>> begin
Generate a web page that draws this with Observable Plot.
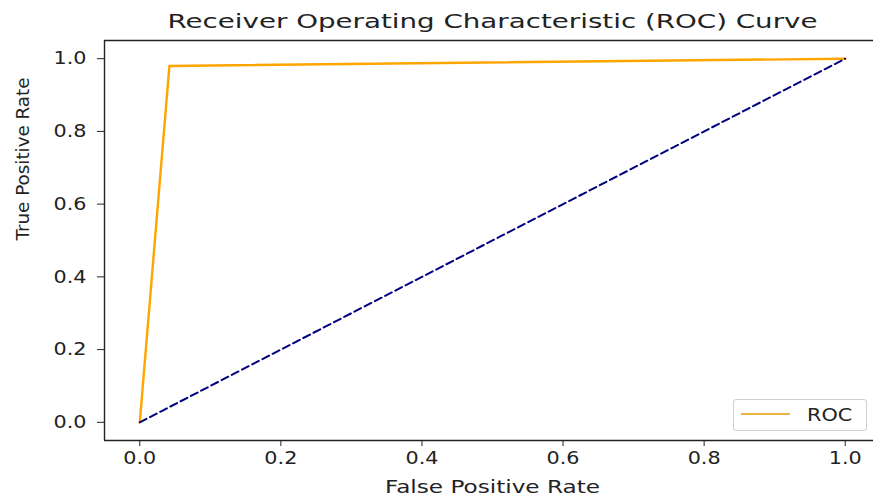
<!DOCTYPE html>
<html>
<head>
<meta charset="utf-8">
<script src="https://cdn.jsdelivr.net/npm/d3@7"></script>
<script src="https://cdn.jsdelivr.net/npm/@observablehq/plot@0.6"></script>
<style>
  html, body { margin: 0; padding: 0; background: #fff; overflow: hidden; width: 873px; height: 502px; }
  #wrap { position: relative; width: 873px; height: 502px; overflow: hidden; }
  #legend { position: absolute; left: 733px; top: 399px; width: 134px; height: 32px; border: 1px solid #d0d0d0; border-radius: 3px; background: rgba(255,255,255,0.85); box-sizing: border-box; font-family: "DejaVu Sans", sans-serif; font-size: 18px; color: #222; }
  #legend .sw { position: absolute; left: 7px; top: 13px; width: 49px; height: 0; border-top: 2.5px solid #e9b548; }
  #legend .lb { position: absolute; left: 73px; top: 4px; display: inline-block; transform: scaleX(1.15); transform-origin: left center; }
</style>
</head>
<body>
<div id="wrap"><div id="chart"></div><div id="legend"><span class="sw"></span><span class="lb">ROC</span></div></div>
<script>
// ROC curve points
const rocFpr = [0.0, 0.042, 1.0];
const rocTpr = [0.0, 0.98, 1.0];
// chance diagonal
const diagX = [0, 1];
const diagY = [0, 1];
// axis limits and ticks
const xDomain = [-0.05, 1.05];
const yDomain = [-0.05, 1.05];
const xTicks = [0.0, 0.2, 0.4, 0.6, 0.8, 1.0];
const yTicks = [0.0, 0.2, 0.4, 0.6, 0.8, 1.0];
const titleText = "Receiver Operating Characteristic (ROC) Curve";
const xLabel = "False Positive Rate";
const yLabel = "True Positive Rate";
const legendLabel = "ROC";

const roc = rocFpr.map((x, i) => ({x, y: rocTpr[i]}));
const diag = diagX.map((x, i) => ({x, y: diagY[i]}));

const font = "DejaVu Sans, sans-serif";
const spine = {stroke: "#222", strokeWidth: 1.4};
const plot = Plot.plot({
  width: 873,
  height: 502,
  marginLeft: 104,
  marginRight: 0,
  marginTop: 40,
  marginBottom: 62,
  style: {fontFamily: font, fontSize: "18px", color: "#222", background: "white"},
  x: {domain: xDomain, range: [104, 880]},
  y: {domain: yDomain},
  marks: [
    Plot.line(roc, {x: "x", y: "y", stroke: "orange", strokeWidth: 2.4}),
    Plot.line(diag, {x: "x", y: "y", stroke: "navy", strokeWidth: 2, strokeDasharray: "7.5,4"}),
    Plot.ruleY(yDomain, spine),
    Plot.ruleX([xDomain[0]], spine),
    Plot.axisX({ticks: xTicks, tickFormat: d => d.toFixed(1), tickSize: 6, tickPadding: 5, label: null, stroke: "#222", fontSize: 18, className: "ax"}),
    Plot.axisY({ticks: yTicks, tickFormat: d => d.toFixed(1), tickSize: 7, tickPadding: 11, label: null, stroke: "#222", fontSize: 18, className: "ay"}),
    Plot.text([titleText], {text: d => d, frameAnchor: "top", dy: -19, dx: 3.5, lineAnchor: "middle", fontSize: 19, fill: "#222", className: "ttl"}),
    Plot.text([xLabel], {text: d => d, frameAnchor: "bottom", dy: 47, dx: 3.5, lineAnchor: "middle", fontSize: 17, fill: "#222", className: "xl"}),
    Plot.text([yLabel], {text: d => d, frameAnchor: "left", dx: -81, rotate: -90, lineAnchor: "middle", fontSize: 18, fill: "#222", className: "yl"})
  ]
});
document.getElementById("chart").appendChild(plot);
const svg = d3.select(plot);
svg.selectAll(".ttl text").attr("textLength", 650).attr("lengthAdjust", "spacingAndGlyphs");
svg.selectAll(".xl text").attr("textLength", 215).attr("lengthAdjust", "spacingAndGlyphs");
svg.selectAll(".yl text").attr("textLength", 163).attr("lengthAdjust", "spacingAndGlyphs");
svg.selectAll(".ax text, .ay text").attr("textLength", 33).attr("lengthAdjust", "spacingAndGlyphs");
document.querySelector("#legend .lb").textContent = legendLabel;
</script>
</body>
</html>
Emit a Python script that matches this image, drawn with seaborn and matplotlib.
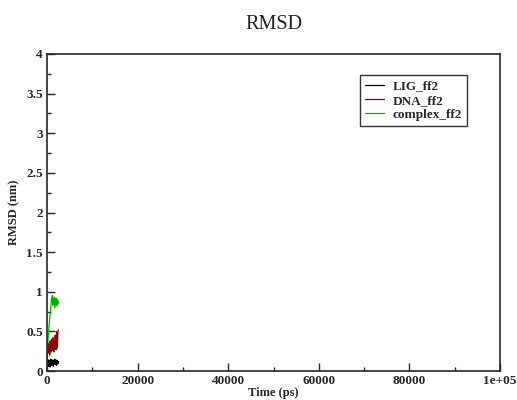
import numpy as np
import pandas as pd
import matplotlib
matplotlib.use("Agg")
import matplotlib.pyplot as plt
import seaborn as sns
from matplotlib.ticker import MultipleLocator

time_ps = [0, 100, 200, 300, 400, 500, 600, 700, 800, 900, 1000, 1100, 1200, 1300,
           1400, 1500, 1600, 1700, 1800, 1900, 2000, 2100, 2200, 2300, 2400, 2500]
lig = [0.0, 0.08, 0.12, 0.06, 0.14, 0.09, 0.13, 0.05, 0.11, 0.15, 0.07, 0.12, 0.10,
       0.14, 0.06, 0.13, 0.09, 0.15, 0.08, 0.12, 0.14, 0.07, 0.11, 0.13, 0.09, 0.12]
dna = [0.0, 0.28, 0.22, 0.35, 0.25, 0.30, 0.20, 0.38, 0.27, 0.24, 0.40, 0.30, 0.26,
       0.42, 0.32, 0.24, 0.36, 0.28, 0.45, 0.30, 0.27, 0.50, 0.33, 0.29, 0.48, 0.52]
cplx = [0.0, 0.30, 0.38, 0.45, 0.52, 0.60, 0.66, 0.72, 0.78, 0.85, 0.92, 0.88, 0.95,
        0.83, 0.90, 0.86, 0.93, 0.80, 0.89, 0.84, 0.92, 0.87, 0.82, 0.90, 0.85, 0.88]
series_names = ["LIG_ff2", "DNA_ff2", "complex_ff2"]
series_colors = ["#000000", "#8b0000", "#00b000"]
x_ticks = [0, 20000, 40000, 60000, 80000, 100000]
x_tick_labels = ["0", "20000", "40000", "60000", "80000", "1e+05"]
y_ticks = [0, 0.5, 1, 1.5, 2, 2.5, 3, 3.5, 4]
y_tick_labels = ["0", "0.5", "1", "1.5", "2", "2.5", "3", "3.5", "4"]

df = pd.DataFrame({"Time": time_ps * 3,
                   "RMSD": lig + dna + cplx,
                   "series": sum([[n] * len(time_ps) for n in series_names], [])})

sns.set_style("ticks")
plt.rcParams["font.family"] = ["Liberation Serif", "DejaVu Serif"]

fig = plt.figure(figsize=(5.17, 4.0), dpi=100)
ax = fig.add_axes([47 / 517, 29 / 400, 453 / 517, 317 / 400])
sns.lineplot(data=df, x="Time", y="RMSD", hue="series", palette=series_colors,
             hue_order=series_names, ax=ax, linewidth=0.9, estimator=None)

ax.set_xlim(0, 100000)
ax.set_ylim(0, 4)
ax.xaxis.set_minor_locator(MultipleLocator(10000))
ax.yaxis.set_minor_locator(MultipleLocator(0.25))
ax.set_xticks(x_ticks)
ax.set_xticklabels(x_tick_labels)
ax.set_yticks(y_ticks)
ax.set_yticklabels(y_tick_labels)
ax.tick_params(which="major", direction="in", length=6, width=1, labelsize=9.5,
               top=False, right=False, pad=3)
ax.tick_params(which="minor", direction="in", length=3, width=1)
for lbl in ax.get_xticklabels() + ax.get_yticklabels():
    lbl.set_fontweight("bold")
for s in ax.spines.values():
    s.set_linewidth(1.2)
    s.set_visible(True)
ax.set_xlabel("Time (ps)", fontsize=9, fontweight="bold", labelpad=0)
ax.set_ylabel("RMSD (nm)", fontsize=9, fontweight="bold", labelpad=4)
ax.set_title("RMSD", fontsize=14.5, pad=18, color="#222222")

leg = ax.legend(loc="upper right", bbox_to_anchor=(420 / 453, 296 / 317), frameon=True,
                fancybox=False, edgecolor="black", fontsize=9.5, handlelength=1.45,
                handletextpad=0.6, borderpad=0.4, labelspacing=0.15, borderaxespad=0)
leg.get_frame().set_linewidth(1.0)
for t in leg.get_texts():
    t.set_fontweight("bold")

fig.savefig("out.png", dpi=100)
>> end
WRITTEN TASK :: Identify the lines above that contain the word "matplotlib", then copy them.

RESULT ::
Emit a Python script that matches this image, drawn with seaborn and matplotlib.
import matplotlib
matplotlib.use("Agg")
import matplotlib.pyplot as plt
from matplotlib.ticker import MultipleLocator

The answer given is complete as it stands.